▶ [Exercise goal]: Transcribe the full listing below exactly.
★ ★ ★ ★ ★
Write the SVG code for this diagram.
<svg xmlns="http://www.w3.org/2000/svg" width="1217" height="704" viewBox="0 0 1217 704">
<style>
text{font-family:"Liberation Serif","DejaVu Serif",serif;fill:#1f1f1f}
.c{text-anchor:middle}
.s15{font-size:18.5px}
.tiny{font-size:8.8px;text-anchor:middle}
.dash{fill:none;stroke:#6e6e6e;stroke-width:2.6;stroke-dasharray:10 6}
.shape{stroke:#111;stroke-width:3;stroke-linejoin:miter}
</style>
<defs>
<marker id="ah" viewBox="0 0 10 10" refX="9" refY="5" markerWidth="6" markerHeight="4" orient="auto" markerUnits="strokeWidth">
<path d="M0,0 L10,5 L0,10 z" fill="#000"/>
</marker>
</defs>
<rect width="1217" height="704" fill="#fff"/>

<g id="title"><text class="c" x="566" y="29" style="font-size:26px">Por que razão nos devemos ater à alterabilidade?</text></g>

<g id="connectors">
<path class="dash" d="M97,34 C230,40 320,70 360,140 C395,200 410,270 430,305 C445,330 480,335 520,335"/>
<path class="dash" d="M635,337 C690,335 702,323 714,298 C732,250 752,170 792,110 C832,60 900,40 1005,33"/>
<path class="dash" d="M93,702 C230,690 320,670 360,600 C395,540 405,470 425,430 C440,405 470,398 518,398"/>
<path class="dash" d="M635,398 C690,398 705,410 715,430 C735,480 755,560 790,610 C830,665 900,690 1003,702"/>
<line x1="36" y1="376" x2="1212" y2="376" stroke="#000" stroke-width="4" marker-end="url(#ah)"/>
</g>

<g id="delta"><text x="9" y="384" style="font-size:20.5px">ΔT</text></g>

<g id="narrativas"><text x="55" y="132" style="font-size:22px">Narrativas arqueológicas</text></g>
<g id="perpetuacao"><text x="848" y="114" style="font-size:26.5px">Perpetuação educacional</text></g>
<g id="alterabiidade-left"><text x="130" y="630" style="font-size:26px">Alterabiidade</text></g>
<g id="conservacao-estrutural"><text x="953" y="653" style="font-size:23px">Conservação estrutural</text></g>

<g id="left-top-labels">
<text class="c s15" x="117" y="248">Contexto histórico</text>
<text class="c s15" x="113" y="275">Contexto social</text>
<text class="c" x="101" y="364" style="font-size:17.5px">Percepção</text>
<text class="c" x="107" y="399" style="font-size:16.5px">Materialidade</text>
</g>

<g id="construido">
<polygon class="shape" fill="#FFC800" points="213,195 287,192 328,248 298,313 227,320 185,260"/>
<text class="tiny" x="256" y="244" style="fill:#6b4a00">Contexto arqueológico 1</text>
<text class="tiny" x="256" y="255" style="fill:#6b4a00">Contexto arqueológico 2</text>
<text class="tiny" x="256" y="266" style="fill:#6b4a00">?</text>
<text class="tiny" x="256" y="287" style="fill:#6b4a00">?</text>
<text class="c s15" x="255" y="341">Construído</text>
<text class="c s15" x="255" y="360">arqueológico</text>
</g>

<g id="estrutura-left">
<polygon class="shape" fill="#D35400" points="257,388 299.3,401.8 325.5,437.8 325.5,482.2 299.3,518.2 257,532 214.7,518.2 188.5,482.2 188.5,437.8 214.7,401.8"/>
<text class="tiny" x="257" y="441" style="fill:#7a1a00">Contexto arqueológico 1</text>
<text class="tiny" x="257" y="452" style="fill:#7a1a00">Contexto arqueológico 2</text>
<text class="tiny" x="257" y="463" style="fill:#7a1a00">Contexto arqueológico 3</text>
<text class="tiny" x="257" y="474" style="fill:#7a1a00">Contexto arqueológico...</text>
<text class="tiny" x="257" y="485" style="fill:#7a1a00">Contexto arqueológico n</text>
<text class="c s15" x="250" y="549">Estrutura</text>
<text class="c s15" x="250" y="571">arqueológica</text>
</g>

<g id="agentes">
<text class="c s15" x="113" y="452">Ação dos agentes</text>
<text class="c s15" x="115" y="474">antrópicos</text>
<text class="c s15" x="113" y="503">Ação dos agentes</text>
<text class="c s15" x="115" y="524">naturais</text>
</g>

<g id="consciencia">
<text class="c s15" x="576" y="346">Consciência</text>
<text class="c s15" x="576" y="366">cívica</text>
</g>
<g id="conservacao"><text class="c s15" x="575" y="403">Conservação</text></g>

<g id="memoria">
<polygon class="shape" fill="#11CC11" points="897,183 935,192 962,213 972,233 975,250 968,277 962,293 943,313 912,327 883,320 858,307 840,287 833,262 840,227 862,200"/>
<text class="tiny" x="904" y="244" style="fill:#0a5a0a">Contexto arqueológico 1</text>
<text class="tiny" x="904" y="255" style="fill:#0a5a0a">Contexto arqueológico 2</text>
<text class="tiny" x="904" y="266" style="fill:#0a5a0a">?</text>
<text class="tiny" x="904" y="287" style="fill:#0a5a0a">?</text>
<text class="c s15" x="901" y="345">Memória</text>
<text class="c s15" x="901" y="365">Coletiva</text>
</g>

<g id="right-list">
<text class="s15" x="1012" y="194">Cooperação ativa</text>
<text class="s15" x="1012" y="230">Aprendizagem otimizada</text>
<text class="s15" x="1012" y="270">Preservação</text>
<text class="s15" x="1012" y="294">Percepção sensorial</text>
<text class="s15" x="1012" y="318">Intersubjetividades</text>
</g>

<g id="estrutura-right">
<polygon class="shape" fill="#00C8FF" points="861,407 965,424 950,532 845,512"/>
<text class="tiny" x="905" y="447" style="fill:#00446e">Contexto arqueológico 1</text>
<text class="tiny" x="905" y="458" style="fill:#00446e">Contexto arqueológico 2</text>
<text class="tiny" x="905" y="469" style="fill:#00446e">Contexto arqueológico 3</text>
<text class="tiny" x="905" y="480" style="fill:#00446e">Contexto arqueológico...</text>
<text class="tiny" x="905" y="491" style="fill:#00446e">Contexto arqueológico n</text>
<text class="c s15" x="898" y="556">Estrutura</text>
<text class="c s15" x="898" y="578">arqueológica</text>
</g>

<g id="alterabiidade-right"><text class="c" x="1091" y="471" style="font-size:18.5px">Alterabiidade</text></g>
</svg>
★ ★ ★ ★ ★
▶ [Complete response]:
Write the SVG code for this diagram.
<svg xmlns="http://www.w3.org/2000/svg" width="1217" height="704" viewBox="0 0 1217 704">
<style>
text{font-family:"Liberation Serif","DejaVu Serif",serif;fill:#1f1f1f}
.c{text-anchor:middle}
.s15{font-size:18.5px}
.tiny{font-size:8.8px;text-anchor:middle}
.dash{fill:none;stroke:#6e6e6e;stroke-width:2.6;stroke-dasharray:10 6}
.shape{stroke:#111;stroke-width:3;stroke-linejoin:miter}
</style>
<defs>
<marker id="ah" viewBox="0 0 10 10" refX="9" refY="5" markerWidth="6" markerHeight="4" orient="auto" markerUnits="strokeWidth">
<path d="M0,0 L10,5 L0,10 z" fill="#000"/>
</marker>
</defs>
<rect width="1217" height="704" fill="#fff"/>

<g id="title"><text class="c" x="566" y="29" style="font-size:26px">Por que razão nos devemos ater à alterabilidade?</text></g>

<g id="connectors">
<path class="dash" d="M97,34 C230,40 320,70 360,140 C395,200 410,270 430,305 C445,330 480,335 520,335"/>
<path class="dash" d="M635,337 C690,335 702,323 714,298 C732,250 752,170 792,110 C832,60 900,40 1005,33"/>
<path class="dash" d="M93,702 C230,690 320,670 360,600 C395,540 405,470 425,430 C440,405 470,398 518,398"/>
<path class="dash" d="M635,398 C690,398 705,410 715,430 C735,480 755,560 790,610 C830,665 900,690 1003,702"/>
<line x1="36" y1="376" x2="1212" y2="376" stroke="#000" stroke-width="4" marker-end="url(#ah)"/>
</g>

<g id="delta"><text x="9" y="384" style="font-size:20.5px">ΔT</text></g>

<g id="narrativas"><text x="55" y="132" style="font-size:22px">Narrativas arqueológicas</text></g>
<g id="perpetuacao"><text x="848" y="114" style="font-size:26.5px">Perpetuação educacional</text></g>
<g id="alterabiidade-left"><text x="130" y="630" style="font-size:26px">Alterabiidade</text></g>
<g id="conservacao-estrutural"><text x="953" y="653" style="font-size:23px">Conservação estrutural</text></g>

<g id="left-top-labels">
<text class="c s15" x="117" y="248">Contexto histórico</text>
<text class="c s15" x="113" y="275">Contexto social</text>
<text class="c" x="101" y="364" style="font-size:17.5px">Percepção</text>
<text class="c" x="107" y="399" style="font-size:16.5px">Materialidade</text>
</g>

<g id="construido">
<polygon class="shape" fill="#FFC800" points="213,195 287,192 328,248 298,313 227,320 185,260"/>
<text class="tiny" x="256" y="244" style="fill:#6b4a00">Contexto arqueológico 1</text>
<text class="tiny" x="256" y="255" style="fill:#6b4a00">Contexto arqueológico 2</text>
<text class="tiny" x="256" y="266" style="fill:#6b4a00">?</text>
<text class="tiny" x="256" y="287" style="fill:#6b4a00">?</text>
<text class="c s15" x="255" y="341">Construído</text>
<text class="c s15" x="255" y="360">arqueológico</text>
</g>

<g id="estrutura-left">
<polygon class="shape" fill="#D35400" points="257,388 299.3,401.8 325.5,437.8 325.5,482.2 299.3,518.2 257,532 214.7,518.2 188.5,482.2 188.5,437.8 214.7,401.8"/>
<text class="tiny" x="257" y="441" style="fill:#7a1a00">Contexto arqueológico 1</text>
<text class="tiny" x="257" y="452" style="fill:#7a1a00">Contexto arqueológico 2</text>
<text class="tiny" x="257" y="463" style="fill:#7a1a00">Contexto arqueológico 3</text>
<text class="tiny" x="257" y="474" style="fill:#7a1a00">Contexto arqueológico...</text>
<text class="tiny" x="257" y="485" style="fill:#7a1a00">Contexto arqueológico n</text>
<text class="c s15" x="250" y="549">Estrutura</text>
<text class="c s15" x="250" y="571">arqueológica</text>
</g>

<g id="agentes">
<text class="c s15" x="113" y="452">Ação dos agentes</text>
<text class="c s15" x="115" y="474">antrópicos</text>
<text class="c s15" x="113" y="503">Ação dos agentes</text>
<text class="c s15" x="115" y="524">naturais</text>
</g>

<g id="consciencia">
<text class="c s15" x="576" y="346">Consciência</text>
<text class="c s15" x="576" y="366">cívica</text>
</g>
<g id="conservacao"><text class="c s15" x="575" y="403">Conservação</text></g>

<g id="memoria">
<polygon class="shape" fill="#11CC11" points="897,183 935,192 962,213 972,233 975,250 968,277 962,293 943,313 912,327 883,320 858,307 840,287 833,262 840,227 862,200"/>
<text class="tiny" x="904" y="244" style="fill:#0a5a0a">Contexto arqueológico 1</text>
<text class="tiny" x="904" y="255" style="fill:#0a5a0a">Contexto arqueológico 2</text>
<text class="tiny" x="904" y="266" style="fill:#0a5a0a">?</text>
<text class="tiny" x="904" y="287" style="fill:#0a5a0a">?</text>
<text class="c s15" x="901" y="345">Memória</text>
<text class="c s15" x="901" y="365">Coletiva</text>
</g>

<g id="right-list">
<text class="s15" x="1012" y="194">Cooperação ativa</text>
<text class="s15" x="1012" y="230">Aprendizagem otimizada</text>
<text class="s15" x="1012" y="270">Preservação</text>
<text class="s15" x="1012" y="294">Percepção sensorial</text>
<text class="s15" x="1012" y="318">Intersubjetividades</text>
</g>

<g id="estrutura-right">
<polygon class="shape" fill="#00C8FF" points="861,407 965,424 950,532 845,512"/>
<text class="tiny" x="905" y="447" style="fill:#00446e">Contexto arqueológico 1</text>
<text class="tiny" x="905" y="458" style="fill:#00446e">Contexto arqueológico 2</text>
<text class="tiny" x="905" y="469" style="fill:#00446e">Contexto arqueológico 3</text>
<text class="tiny" x="905" y="480" style="fill:#00446e">Contexto arqueológico...</text>
<text class="tiny" x="905" y="491" style="fill:#00446e">Contexto arqueológico n</text>
<text class="c s15" x="898" y="556">Estrutura</text>
<text class="c s15" x="898" y="578">arqueológica</text>
</g>

<g id="alterabiidade-right"><text class="c" x="1091" y="471" style="font-size:18.5px">Alterabiidade</text></g>
</svg>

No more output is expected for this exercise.